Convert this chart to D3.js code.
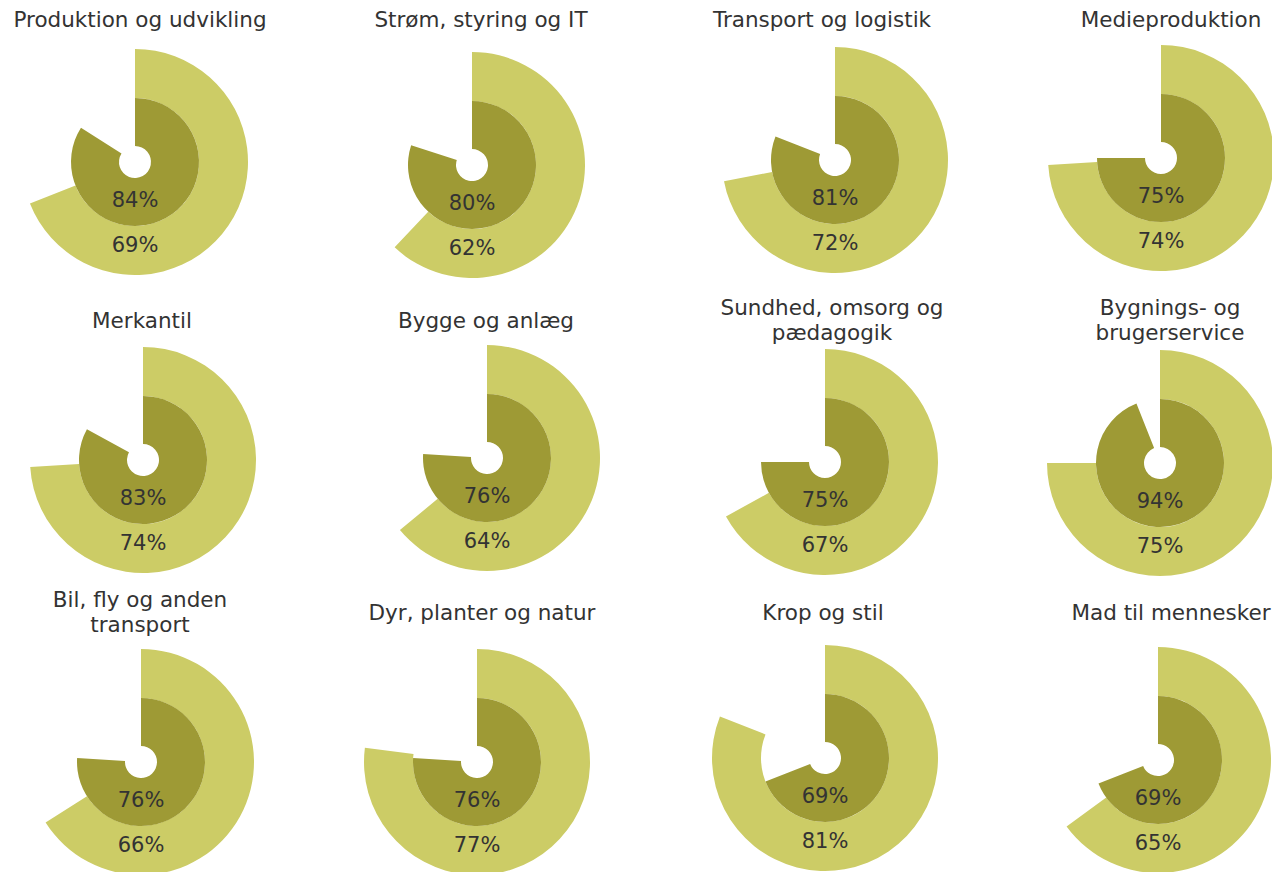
<!DOCTYPE html>
<html>
<head>
<meta charset="utf-8">
<script src="https://cdnjs.cloudflare.com/ajax/libs/d3/7.8.5/d3.min.js"></script>
<style>
  html, body { margin: 0; padding: 0; background: #fff; }
  svg { display: block; }
</style>
</head>
<body>
<div class="canvas"></div>
<script>
const dims = {width: 1272, height: 872};

// data
const categories = [
    ["Produktion og udvikling"],
    ["Strøm, styring og IT"],
    ["Transport og logistik"],
    ["Medieproduktion"],
    ["Merkantil"],
    ["Bygge og anlæg"],
    ["Sundhed, omsorg og", "pædagogik"],
    ["Bygnings- og", "brugerservice"],
    ["Bil, fly og anden", "transport"],
    ["Dyr, planter og natur"],
    ["Krop og stil"],
    ["Mad til mennesker"]
];
const innerValues = [84, 80, 81, 75, 83, 76, 75, 94, 76, 76, 69, 69];
const outerValues = [69, 62, 72, 74, 74, 64, 67, 75, 66, 77, 81, 65];

// layout (one centre per small multiple, title x and baseline)
const centers = [
    [135, 162], [472, 165], [835, 160], [1161, 158],
    [143, 460], [487, 458], [825, 462], [1160, 463],
    [141, 762], [477, 762], [825, 758], [1158, 760]
];
const titleX = [140, 481, 822, 1171, 142, 486, 832, 1170, 140, 482, 823, 1171];
const titleBase = [27, 27, 27, 27, 328, 328, 328, 328, 620, 620, 620, 620];

const colors = {outer: "#cccc66", inner: "#9e9a35", text: "#333333"};
const radii = {hole: 16, mid: 64, outer: 113};

const svg = d3.select(".canvas").append("svg")
    .attr("width", dims.width)
    .attr("height", dims.height);

// percentage -> angle, clockwise from 12 o'clock
const angle = d3.scaleLinear().domain([0, 100]).range([0, 2 * Math.PI]);

const innerArc = d3.arc()
    .innerRadius(radii.hole)
    .outerRadius(radii.mid)
    .startAngle(0)
    .endAngle(d => angle(d));

const outerArc = d3.arc()
    .innerRadius(radii.mid)
    .outerRadius(radii.outer)
    .startAngle(0)
    .endAngle(d => angle(d));

const panels = categories.map((c, i) => ({
    title: c, inner: innerValues[i], outer: outerValues[i],
    cx: centers[i][0], cy: centers[i][1], tx: titleX[i], ty: titleBase[i]
}));

const panel = svg.selectAll(".panel")
    .data(panels)
    .enter().append("g")
    .attr("class", "panel");

const chart = panel.append("g")
    .attr("transform", d => `translate(${d.cx}, ${d.cy})`);

chart.append("path")
    .attr("fill", colors.outer)
    .attr("d", d => outerArc(d.outer));

chart.append("path")
    .attr("fill", colors.inner)
    .attr("d", d => innerArc(d.inner));

// labels sit straight below the centre
chart.append("text")
    .attr("text-anchor", "middle")
    .attr("dominant-baseline", "central")
    .attr("y", 38)
    .attr("fill", colors.text)
    .style("font-family", "'DejaVu Sans', Verdana, sans-serif")
    .style("font-size", "21px")
    .text(d => d.inner + "%");

chart.append("text")
    .attr("text-anchor", "middle")
    .attr("dominant-baseline", "central")
    .attr("y", 83)
    .attr("fill", colors.text)
    .style("font-family", "'DejaVu Sans', Verdana, sans-serif")
    .style("font-size", "21px")
    .text(d => d.outer + "%");

// titles, two-line ones start one line higher
const title = panel.append("text")
    .attr("text-anchor", "middle")
    .attr("fill", colors.text)
    .style("font-family", "'DejaVu Sans', Verdana, sans-serif")
    .style("font-size", "21.5px");

title.selectAll("tspan")
    .data(d => d.title.map((line, j) => ({line, j, d})))
    .enter().append("tspan")
    .attr("x", t => t.d.tx)
    .attr("y", t => t.d.ty - (t.d.title.length - 1) * 13 + t.j * 25)
    .text(t => t.line);
</script>
</body>
</html>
+++
-- INSTRUCTIONS TO FOLLOW --
Except for the pictures, give all the material above again verbatim.

-- EXERCISE ANSWER --
Convert this chart to D3.js code.
<!DOCTYPE html>
<html>
<head>
<meta charset="utf-8">
<script src="https://cdnjs.cloudflare.com/ajax/libs/d3/7.8.5/d3.min.js"></script>
<style>
  html, body { margin: 0; padding: 0; background: #fff; }
  svg { display: block; }
</style>
</head>
<body>
<div class="canvas"></div>
<script>
const dims = {width: 1272, height: 872};

// data
const categories = [
    ["Produktion og udvikling"],
    ["Strøm, styring og IT"],
    ["Transport og logistik"],
    ["Medieproduktion"],
    ["Merkantil"],
    ["Bygge og anlæg"],
    ["Sundhed, omsorg og", "pædagogik"],
    ["Bygnings- og", "brugerservice"],
    ["Bil, fly og anden", "transport"],
    ["Dyr, planter og natur"],
    ["Krop og stil"],
    ["Mad til mennesker"]
];
const innerValues = [84, 80, 81, 75, 83, 76, 75, 94, 76, 76, 69, 69];
const outerValues = [69, 62, 72, 74, 74, 64, 67, 75, 66, 77, 81, 65];

// layout (one centre per small multiple, title x and baseline)
const centers = [
    [135, 162], [472, 165], [835, 160], [1161, 158],
    [143, 460], [487, 458], [825, 462], [1160, 463],
    [141, 762], [477, 762], [825, 758], [1158, 760]
];
const titleX = [140, 481, 822, 1171, 142, 486, 832, 1170, 140, 482, 823, 1171];
const titleBase = [27, 27, 27, 27, 328, 328, 328, 328, 620, 620, 620, 620];

const colors = {outer: "#cccc66", inner: "#9e9a35", text: "#333333"};
const radii = {hole: 16, mid: 64, outer: 113};

const svg = d3.select(".canvas").append("svg")
    .attr("width", dims.width)
    .attr("height", dims.height);

// percentage -> angle, clockwise from 12 o'clock
const angle = d3.scaleLinear().domain([0, 100]).range([0, 2 * Math.PI]);

const innerArc = d3.arc()
    .innerRadius(radii.hole)
    .outerRadius(radii.mid)
    .startAngle(0)
    .endAngle(d => angle(d));

const outerArc = d3.arc()
    .innerRadius(radii.mid)
    .outerRadius(radii.outer)
    .startAngle(0)
    .endAngle(d => angle(d));

const panels = categories.map((c, i) => ({
    title: c, inner: innerValues[i], outer: outerValues[i],
    cx: centers[i][0], cy: centers[i][1], tx: titleX[i], ty: titleBase[i]
}));

const panel = svg.selectAll(".panel")
    .data(panels)
    .enter().append("g")
    .attr("class", "panel");

const chart = panel.append("g")
    .attr("transform", d => `translate(${d.cx}, ${d.cy})`);

chart.append("path")
    .attr("fill", colors.outer)
    .attr("d", d => outerArc(d.outer));

chart.append("path")
    .attr("fill", colors.inner)
    .attr("d", d => innerArc(d.inner));

// labels sit straight below the centre
chart.append("text")
    .attr("text-anchor", "middle")
    .attr("dominant-baseline", "central")
    .attr("y", 38)
    .attr("fill", colors.text)
    .style("font-family", "'DejaVu Sans', Verdana, sans-serif")
    .style("font-size", "21px")
    .text(d => d.inner + "%");

chart.append("text")
    .attr("text-anchor", "middle")
    .attr("dominant-baseline", "central")
    .attr("y", 83)
    .attr("fill", colors.text)
    .style("font-family", "'DejaVu Sans', Verdana, sans-serif")
    .style("font-size", "21px")
    .text(d => d.outer + "%");

// titles, two-line ones start one line higher
const title = panel.append("text")
    .attr("text-anchor", "middle")
    .attr("fill", colors.text)
    .style("font-family", "'DejaVu Sans', Verdana, sans-serif")
    .style("font-size", "21.5px");

title.selectAll("tspan")
    .data(d => d.title.map((line, j) => ({line, j, d})))
    .enter().append("tspan")
    .attr("x", t => t.d.tx)
    .attr("y", t => t.d.ty - (t.d.title.length - 1) * 13 + t.j * 25)
    .text(t => t.line);
</script>
</body>
</html>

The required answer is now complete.